### What is required:
Below, locate the line that contains "What Plotly code". Repeat exactly from that line to the line that contains "time_hr = [i", inclusive, leaving out the pictures.

### Material provided:
--- START ---
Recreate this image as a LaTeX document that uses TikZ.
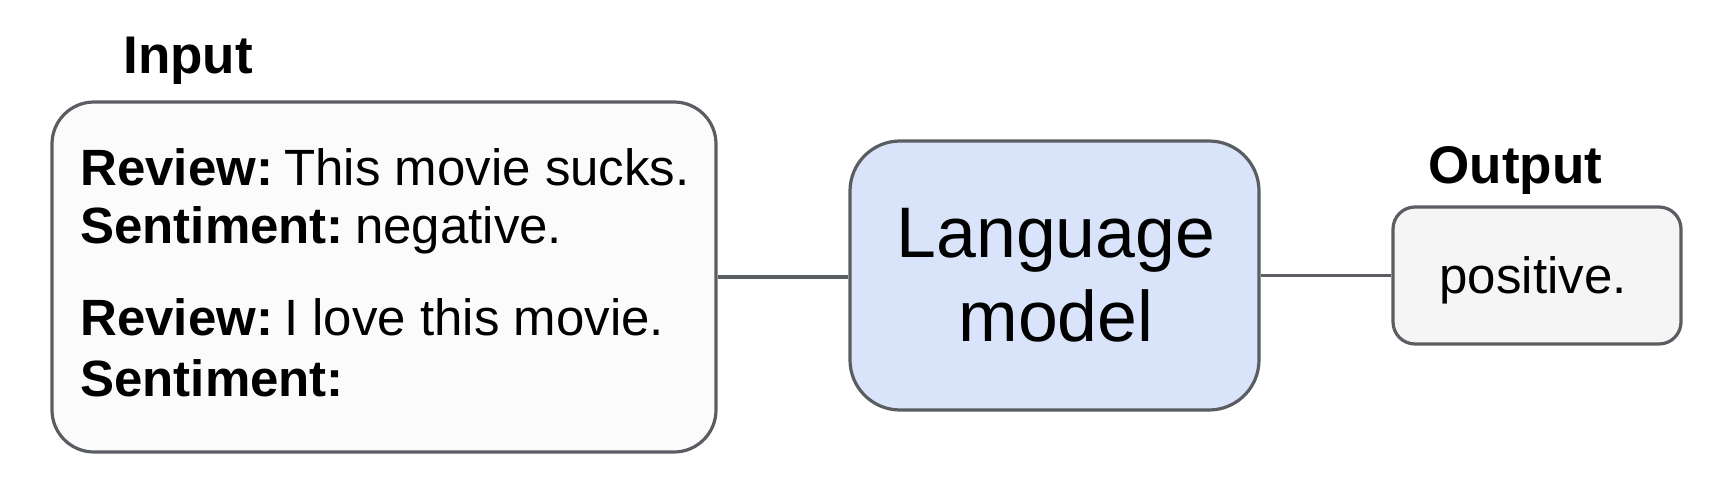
\documentclass[tikz,border=0pt]{standalone}
\usepackage{fontspec}
\setmainfont{Liberation Sans}
\definecolor{edge}{HTML}{5A5E63}
\definecolor{infill}{HTML}{FBFBFB}
\definecolor{lmfill}{HTML}{D9E4FA}
\definecolor{outfill}{HTML}{F5F5F5}
\newcommand{\hd}[1]{\textbf{#1}\hspace{0.22em}}
\begin{document}
\begin{tikzpicture}[x=0.5pt,y=-0.5pt,
 box/.style={draw=edge,line width=1.6pt,inner sep=0pt,rectangle},
 txt/.style={inner sep=0pt,anchor=base west,font=\fontsize{25.5}{30}\selectfont},
 lbl/.style={inner sep=0pt,anchor=base west,font=\fontsize{26.5}{31}\selectfont\bfseries},
 big/.style={inner sep=0pt,anchor=base,font=\fontsize{35.8}{42}\selectfont},
 link/.style={draw=edge,line width=1.6pt}]
\useasboundingbox (0,0) rectangle (1718,492);
\node[box,fill=infill,rounded corners=21pt,minimum width=332pt,minimum height=175pt] (in) at (384,277) {};
\node[box,fill=lmfill,rounded corners=25pt,minimum width=204.5pt,minimum height=134.5pt] (lm) at (1054.5,275.5) {};
\node[box,fill=outfill,rounded corners=11pt,minimum width=144pt,minimum height=68.5pt] (out) at (1537,275.5) {};
\node[lbl] (inlbl) at (123,74) {Input};
\node[lbl] (outlbl) at (1428,184) {Output};
\node[txt] (r1) at (80,185) {\hd{Review:}This movie sucks.};
\node[txt] (s1) at (80,243) {\hd{Sentiment:}negative.};
\node[txt] (r2) at (80,335) {\hd{Review:}I love this movie.};
\node[txt] (s2) at (80,396) {\textbf{Sentiment:}};
\node[big] (lm1) at (1056,257) {Language};
\node[big] (lm2) at (1056,341) {model};
\node[txt,anchor=base] (pos) at (1533,293) {positive.};
\draw[link] (in.east) -- (in.east -| lm.west);
\draw[link] (lm.east) -- (lm.east -| out.west);
\end{tikzpicture}
\end{document}
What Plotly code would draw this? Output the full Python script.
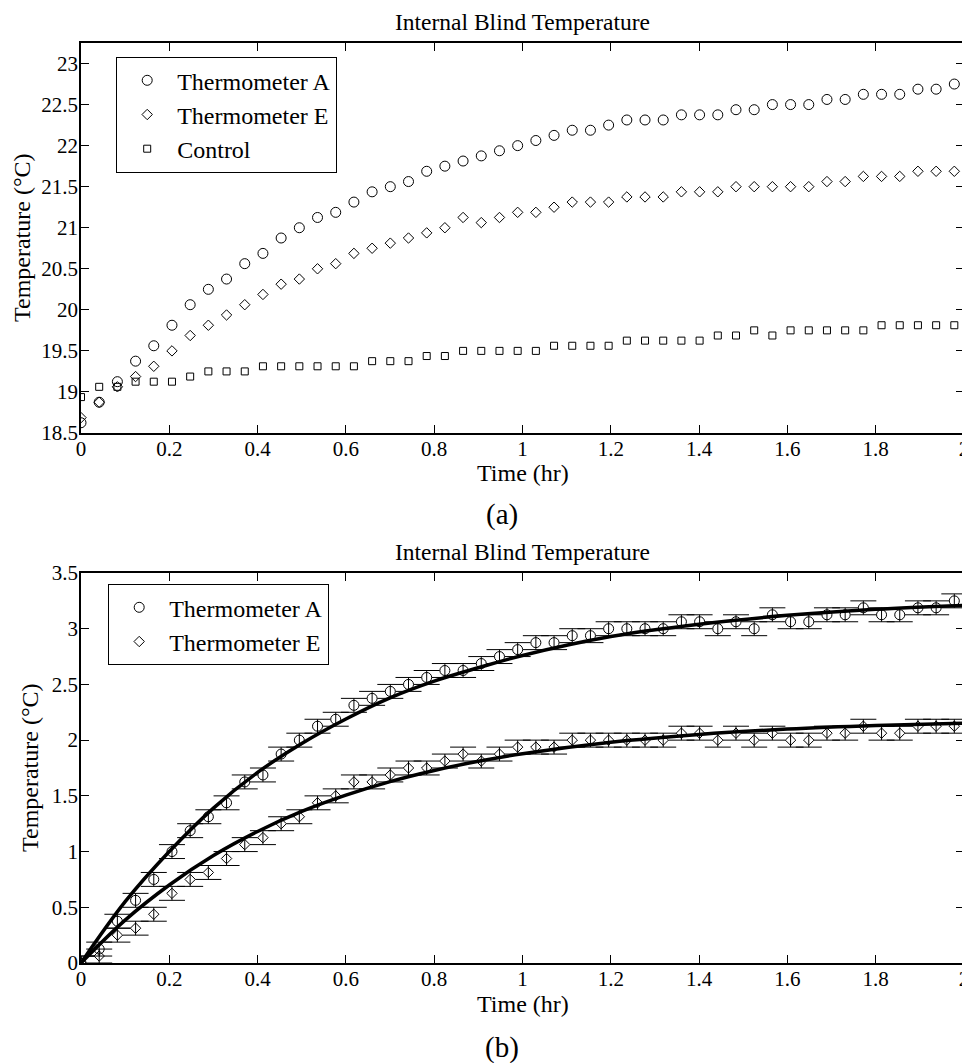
import plotly.graph_objects as go

# ---------------- data ----------------
time_hr = [i * 0.04121 for i in range(49)]  # sample times (hr), 49 readings

therm_a = [18.625, 18.875, 19.125, 19.375, 19.5625, 19.8125, 20.0625, 20.25, 20.375, 20.5625,
           20.6875, 20.875, 21.0, 21.125, 21.1875, 21.3125, 21.4375, 21.5, 21.5625, 21.6875,
           21.75, 21.8125, 21.875, 21.9375, 22.0, 22.0625, 22.125, 22.1875, 22.1875, 22.25,
           22.3125, 22.3125, 22.3125, 22.375, 22.375, 22.375, 22.4375, 22.4375, 22.5, 22.5,
           22.5, 22.5625, 22.5625, 22.625, 22.625, 22.625, 22.6875, 22.6875, 22.75]
therm_e = [18.6875, 18.875, 19.0625, 19.1875, 19.3125, 19.5, 19.6875, 19.8125, 19.9375, 20.0625,
           20.1875, 20.3125, 20.375, 20.5, 20.5625, 20.6875, 20.75, 20.8125, 20.875, 20.9375,
           21.0, 21.125, 21.0625, 21.125, 21.1875, 21.1875, 21.25, 21.3125, 21.3125, 21.3125,
           21.375, 21.375, 21.375, 21.4375, 21.4375, 21.4375, 21.5, 21.5, 21.5, 21.5,
           21.5, 21.5625, 21.5625, 21.625, 21.625, 21.625, 21.6875, 21.6875, 21.6875]
control = [18.9375, 19.0625, 19.0625, 19.125, 19.125, 19.125, 19.1875, 19.25, 19.25, 19.25,
           19.3125, 19.3125, 19.3125, 19.3125, 19.3125, 19.3125, 19.375, 19.375, 19.375, 19.4375,
           19.4375, 19.5, 19.5, 19.5, 19.5, 19.5, 19.5625, 19.5625, 19.5625, 19.5625,
           19.625, 19.625, 19.625, 19.625, 19.625, 19.6875, 19.6875, 19.75, 19.6875, 19.75,
           19.75, 19.75, 19.75, 19.75, 19.8125, 19.8125, 19.8125, 19.8125, 19.8125]

# panel (b): rise relative to control
rise_a = [0.0, 0.125, 0.375, 0.5625, 0.75, 1.0, 1.1875, 1.3125, 1.4375, 1.625,
          1.6875, 1.875, 2.0, 2.125, 2.1875, 2.3125, 2.375, 2.4375, 2.5, 2.5625,
          2.625, 2.625, 2.6875, 2.75, 2.8125, 2.875, 2.875, 2.9375, 2.9375, 3.0,
          3.0, 3.0, 3.0, 3.0625, 3.0625, 3.0, 3.0625, 3.0, 3.125, 3.0625,
          3.0625, 3.125, 3.125, 3.1875, 3.125, 3.125, 3.1875, 3.1875, 3.25]
rise_e = [0.0, 0.0625, 0.25, 0.3125, 0.4375, 0.625, 0.75, 0.8125, 0.9375, 1.0625,
          1.125, 1.25, 1.3125, 1.4375, 1.5, 1.625, 1.625, 1.6875, 1.75, 1.75,
          1.8125, 1.875, 1.8125, 1.875, 1.9375, 1.9375, 1.9375, 2.0, 2.0, 2.0,
          2.0, 2.0, 2.0, 2.0625, 2.0625, 2.0, 2.0625, 2.0, 2.0625, 2.0,
          2.0, 2.0625, 2.0625, 2.125, 2.0625, 2.0625, 2.125, 2.125, 2.125]
rise_err = 0.0625

fit_t = [0.0, 0.1, 0.2, 0.3, 0.4, 0.5, 0.6, 0.7, 0.8, 0.9, 1.0, 1.2, 1.4, 1.6, 1.8, 2.0]
fit_a = [0.0, 0.55, 1.0, 1.39, 1.71, 1.97, 2.19, 2.38, 2.53, 2.65, 2.76, 2.93, 3.04, 3.12, 3.175, 3.21]
fit_e = [0.0, 0.385, 0.70, 0.964, 1.18, 1.36, 1.506, 1.628, 1.728, 1.81, 1.878, 1.981, 2.051, 2.099, 2.131, 2.153]

x_ticks = [0, 0.2, 0.4, 0.6, 0.8, 1, 1.2, 1.4, 1.6, 1.8, 2]
x_labels = ["0", "0.2", "0.4", "0.6", "0.8", "1", "1.2", "1.4", "1.6", "1.8", "2"]
ya_ticks = [18.5, 19, 19.5, 20, 20.5, 21, 21.5, 22, 22.5, 23]
ya_labels = ["18.5", "19", "19.5", "20", "20.5", "21", "21.5", "22", "22.5", "23"]
yb_ticks = [0, 0.5, 1, 1.5, 2, 2.5, 3, 3.5]
yb_labels = ["0", "0.5", "1", "1.5", "2", "2.5", "3", "3.5"]

# ---------------- figure ----------------
FONT = "Liberation Serif"
OFF = 8                     # page body margin in the browser
W, H = 970 - OFF, 1063 - OFF
fig = go.Figure()

circ = dict(symbol="circle-open", size=10, color="black", line=dict(width=1))
diam = dict(symbol="diamond-open", size=8, color="black", line=dict(width=1))
sqr = dict(symbol="square-open", size=7, color="black", line=dict(width=1))

fig.add_trace(go.Scatter(x=time_hr, y=therm_a, mode="markers", name="Thermometer A",
                         marker=circ, xaxis="x", yaxis="y", legend="legend"))
fig.add_trace(go.Scatter(x=time_hr, y=therm_e, mode="markers", name="Thermometer E",
                         marker=diam, xaxis="x", yaxis="y", legend="legend"))
fig.add_trace(go.Scatter(x=time_hr, y=control, mode="markers", name="Control",
                         marker=sqr, xaxis="x", yaxis="y", legend="legend"))

# panel b
fig.add_trace(go.Scatter(x=fit_t, y=fit_a, mode="lines", line=dict(color="black", width=3.5, shape="spline"),
                         showlegend=False, xaxis="x2", yaxis="y2", hoverinfo="skip"))
fig.add_trace(go.Scatter(x=fit_t, y=fit_e, mode="lines", line=dict(color="black", width=3.5, shape="spline"),
                         showlegend=False, xaxis="x2", yaxis="y2", hoverinfo="skip"))
fig.add_trace(go.Scatter(x=time_hr, y=rise_a, mode="markers", name="Thermometer A",
                         marker=circ,
                         error_y=dict(type="constant", value=rise_err, color="black", thickness=1, width=13),
                         xaxis="x2", yaxis="y2", legend="legend2"))
fig.add_trace(go.Scatter(x=time_hr, y=rise_e, mode="markers", name="Thermometer E",
                         marker=diam,
                         error_y=dict(type="constant", value=rise_err, color="black", thickness=1, width=13),
                         xaxis="x2", yaxis="y2", legend="legend2"))

def px_x(p):
    return (p - OFF) / W

def px_y(p):
    return 1 - (p - OFF) / H

x_dom = [px_x(81), px_x(964)]
top_dom = [px_y(433), px_y(43)]
bot_dom = [px_y(963), px_y(573)]

axis_common = dict(showline=True, linecolor="black", linewidth=1.5, mirror="ticks",
                   ticks="inside", ticklen=8, tickwidth=1, tickcolor="black",
                   showgrid=False, zeroline=False, automargin=False,
                   tickfont=dict(family=FONT, size=21, color="black"))

leg_common = dict(xanchor="left", yanchor="top", bordercolor="black", borderwidth=1.2,
                  bgcolor="white", font=dict(family=FONT, size=24, color="black"),
                  itemwidth=50, tracegroupgap=0)

fig.update_layout(
    width=W, height=H,
    margin=dict(l=0, r=0, t=0, b=0, autoexpand=False),
    paper_bgcolor="white", plot_bgcolor="white",
    font=dict(family=FONT, color="black"),
    xaxis=dict(domain=x_dom, anchor="y", range=[0, 2], tickvals=x_ticks, ticktext=x_labels,
               ticklabelstandoff=-4, **axis_common),
    yaxis=dict(domain=top_dom, anchor="x", range=[18.5, 23.25], tickvals=ya_ticks, ticktext=ya_labels,
               ticklabelstandoff=-3, **axis_common),
    xaxis2=dict(domain=x_dom, anchor="y2", range=[0, 2], tickvals=x_ticks, ticktext=x_labels,
                ticklabelstandoff=-4, **axis_common),
    yaxis2=dict(domain=bot_dom, anchor="x2", range=[0, 3.5], tickvals=yb_ticks, ticktext=yb_labels,
                ticklabelstandoff=-3, **axis_common),
    legend=dict(x=px_x(116), y=px_y(57), **leg_common),
    legend2=dict(x=px_x(108), y=px_y(584), **leg_common),
    showlegend=True,
)

ann = []
def add_text(text, x, y, size, angle=0, family=FONT):
    ann.append(dict(text=text, x=px_x(x), y=px_y(y), xref="paper", yref="paper",
                    showarrow=False, xanchor="center", yanchor="middle", textangle=angle,
                    font=dict(family=family, size=size, color="black")))

add_text("Internal Blind Temperature", 522.5, 22, 23.5)
add_text("Time (hr)", 522.5, 473, 24)
add_text("Temperature (°C)", 22, 238, 24, angle=-90)
add_text("(a)", 502, 514, 29)
add_text("Internal Blind Temperature", 522.5, 552, 23.5)
add_text("Time (hr)", 522.5, 1004, 24)
add_text("Temperature (°C)", 30, 768, 24, angle=-90)
add_text("(b)", 502, 1047, 29)
fig.update_layout(annotations=ann)

fig.write_html("out.html")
--- END ---
### Solution:
What Plotly code would draw this? Output the full Python script.
import plotly.graph_objects as go

# ---------------- data ----------------
time_hr = [i * 0.04121 for i in range(49)]  # sample times (hr), 49 readings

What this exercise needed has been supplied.